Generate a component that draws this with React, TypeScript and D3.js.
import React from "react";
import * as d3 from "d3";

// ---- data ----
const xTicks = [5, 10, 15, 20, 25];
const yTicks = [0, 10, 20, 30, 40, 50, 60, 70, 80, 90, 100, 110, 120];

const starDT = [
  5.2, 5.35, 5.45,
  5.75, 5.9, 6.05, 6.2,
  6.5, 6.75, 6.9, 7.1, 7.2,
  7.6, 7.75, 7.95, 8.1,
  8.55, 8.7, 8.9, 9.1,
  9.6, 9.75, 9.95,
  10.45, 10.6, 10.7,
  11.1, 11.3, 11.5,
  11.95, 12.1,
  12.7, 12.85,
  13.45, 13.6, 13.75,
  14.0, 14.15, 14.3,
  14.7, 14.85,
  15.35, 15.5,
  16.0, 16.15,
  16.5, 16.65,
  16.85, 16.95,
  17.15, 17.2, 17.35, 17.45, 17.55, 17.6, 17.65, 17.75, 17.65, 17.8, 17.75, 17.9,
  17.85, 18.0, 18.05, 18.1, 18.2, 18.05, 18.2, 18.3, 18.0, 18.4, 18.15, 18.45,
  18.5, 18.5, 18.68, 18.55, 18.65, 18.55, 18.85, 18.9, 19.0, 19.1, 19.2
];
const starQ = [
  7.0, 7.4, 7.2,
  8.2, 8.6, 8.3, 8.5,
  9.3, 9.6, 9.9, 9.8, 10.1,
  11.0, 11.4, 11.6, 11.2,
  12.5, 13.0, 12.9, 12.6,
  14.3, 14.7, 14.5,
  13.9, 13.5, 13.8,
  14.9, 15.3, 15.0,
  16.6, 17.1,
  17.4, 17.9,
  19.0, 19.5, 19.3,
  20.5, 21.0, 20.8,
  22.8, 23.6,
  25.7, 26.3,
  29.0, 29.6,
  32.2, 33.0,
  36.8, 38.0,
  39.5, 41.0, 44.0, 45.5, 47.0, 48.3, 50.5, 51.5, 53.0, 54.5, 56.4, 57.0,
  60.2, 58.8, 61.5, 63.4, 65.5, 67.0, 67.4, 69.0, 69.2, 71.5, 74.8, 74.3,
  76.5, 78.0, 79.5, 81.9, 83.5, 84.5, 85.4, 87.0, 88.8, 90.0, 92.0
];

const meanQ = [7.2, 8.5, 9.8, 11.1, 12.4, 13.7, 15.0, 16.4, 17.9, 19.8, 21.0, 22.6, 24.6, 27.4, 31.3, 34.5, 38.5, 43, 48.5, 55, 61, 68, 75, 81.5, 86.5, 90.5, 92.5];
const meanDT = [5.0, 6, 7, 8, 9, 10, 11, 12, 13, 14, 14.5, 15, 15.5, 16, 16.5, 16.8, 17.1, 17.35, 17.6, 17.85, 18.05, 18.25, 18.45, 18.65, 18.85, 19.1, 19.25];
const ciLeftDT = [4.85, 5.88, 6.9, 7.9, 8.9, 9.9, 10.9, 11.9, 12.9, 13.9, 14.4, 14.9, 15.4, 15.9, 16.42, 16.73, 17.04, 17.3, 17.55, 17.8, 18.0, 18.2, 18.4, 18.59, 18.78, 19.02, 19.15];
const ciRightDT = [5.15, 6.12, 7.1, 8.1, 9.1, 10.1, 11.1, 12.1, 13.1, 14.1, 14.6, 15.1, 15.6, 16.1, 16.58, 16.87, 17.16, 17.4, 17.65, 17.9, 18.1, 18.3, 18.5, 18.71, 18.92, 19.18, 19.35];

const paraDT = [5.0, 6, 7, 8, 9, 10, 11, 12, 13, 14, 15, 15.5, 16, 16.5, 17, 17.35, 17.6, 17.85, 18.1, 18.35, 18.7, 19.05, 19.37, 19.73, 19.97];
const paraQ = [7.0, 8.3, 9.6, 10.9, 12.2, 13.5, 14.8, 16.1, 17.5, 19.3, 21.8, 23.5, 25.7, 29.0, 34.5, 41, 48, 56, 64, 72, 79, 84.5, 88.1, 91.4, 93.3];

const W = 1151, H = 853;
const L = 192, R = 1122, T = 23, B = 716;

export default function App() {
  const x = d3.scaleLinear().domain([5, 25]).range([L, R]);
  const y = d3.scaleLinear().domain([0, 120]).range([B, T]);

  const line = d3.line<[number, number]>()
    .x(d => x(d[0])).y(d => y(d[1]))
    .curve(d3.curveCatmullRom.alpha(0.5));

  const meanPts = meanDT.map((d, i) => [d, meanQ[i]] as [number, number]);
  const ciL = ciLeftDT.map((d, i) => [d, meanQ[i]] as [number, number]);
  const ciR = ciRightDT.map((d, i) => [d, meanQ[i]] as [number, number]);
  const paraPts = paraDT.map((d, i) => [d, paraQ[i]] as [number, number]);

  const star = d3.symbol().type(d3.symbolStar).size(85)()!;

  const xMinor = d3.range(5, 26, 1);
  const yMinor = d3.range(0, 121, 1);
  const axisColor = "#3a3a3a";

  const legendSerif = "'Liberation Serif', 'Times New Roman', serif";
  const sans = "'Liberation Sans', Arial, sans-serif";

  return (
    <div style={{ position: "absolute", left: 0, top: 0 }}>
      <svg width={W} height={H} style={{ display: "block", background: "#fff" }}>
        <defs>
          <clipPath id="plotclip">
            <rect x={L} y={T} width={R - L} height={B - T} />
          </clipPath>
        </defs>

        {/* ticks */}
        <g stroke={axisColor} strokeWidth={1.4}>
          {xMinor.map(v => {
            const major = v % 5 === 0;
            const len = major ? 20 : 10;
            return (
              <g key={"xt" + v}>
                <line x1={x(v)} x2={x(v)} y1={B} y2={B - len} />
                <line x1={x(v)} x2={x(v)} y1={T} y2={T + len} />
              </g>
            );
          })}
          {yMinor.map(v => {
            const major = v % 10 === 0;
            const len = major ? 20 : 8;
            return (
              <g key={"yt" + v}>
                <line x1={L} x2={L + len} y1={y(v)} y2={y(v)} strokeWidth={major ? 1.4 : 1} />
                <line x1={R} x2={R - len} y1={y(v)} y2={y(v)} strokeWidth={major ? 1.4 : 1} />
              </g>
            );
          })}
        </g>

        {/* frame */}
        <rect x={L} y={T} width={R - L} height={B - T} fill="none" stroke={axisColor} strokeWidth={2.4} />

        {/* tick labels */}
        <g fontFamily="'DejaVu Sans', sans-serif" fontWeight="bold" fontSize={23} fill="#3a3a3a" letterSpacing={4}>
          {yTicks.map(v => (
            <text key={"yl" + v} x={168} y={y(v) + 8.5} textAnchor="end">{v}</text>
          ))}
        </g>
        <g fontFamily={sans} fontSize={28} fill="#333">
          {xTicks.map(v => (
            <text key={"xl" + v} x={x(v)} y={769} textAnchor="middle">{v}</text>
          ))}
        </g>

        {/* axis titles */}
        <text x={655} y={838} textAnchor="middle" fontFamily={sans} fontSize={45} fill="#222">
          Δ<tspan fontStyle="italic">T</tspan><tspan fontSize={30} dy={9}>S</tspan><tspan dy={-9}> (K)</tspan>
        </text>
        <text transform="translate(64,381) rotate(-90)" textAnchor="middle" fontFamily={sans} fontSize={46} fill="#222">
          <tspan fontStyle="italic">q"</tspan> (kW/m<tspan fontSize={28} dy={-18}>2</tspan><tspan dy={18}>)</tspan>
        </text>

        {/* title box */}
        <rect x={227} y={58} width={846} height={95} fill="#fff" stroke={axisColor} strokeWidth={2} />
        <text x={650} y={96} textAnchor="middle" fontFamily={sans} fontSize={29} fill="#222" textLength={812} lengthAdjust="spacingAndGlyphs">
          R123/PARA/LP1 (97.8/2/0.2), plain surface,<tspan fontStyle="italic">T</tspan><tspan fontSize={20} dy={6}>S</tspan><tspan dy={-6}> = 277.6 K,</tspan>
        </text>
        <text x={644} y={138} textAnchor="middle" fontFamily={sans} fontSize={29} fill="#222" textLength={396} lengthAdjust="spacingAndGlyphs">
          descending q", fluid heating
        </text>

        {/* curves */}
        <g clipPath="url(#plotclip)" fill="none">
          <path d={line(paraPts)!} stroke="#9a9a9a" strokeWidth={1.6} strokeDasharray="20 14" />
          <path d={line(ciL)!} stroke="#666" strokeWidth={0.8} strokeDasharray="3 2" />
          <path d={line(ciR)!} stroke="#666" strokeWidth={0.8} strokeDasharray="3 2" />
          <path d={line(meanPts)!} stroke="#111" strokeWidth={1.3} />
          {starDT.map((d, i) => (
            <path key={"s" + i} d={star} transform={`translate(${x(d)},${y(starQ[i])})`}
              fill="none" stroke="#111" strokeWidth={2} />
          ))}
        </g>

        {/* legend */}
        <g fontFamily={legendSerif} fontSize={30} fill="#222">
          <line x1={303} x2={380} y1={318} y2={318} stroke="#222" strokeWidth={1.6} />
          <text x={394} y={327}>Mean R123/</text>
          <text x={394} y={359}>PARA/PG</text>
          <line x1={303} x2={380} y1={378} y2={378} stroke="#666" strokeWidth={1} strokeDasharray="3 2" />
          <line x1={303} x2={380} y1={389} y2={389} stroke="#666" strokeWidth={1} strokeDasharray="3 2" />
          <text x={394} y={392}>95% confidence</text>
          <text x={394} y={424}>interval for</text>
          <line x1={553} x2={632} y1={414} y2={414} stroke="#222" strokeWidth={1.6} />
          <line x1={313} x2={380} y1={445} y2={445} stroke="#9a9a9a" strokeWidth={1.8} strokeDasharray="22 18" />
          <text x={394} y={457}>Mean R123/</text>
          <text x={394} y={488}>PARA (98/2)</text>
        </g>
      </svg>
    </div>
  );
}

........

- _EXERCISE_: Print exactly, and only, the lines beginning at the top of the listing and ending at the line with "100, 110, 120];".

- _FINISHED TASK_:
Generate a component that draws this with React, TypeScript and D3.js.
import React from "react";
import * as d3 from "d3";

// ---- data ----
const xTicks = [5, 10, 15, 20, 25];
const yTicks = [0, 10, 20, 30, 40, 50, 60, 70, 80, 90, 100, 110, 120];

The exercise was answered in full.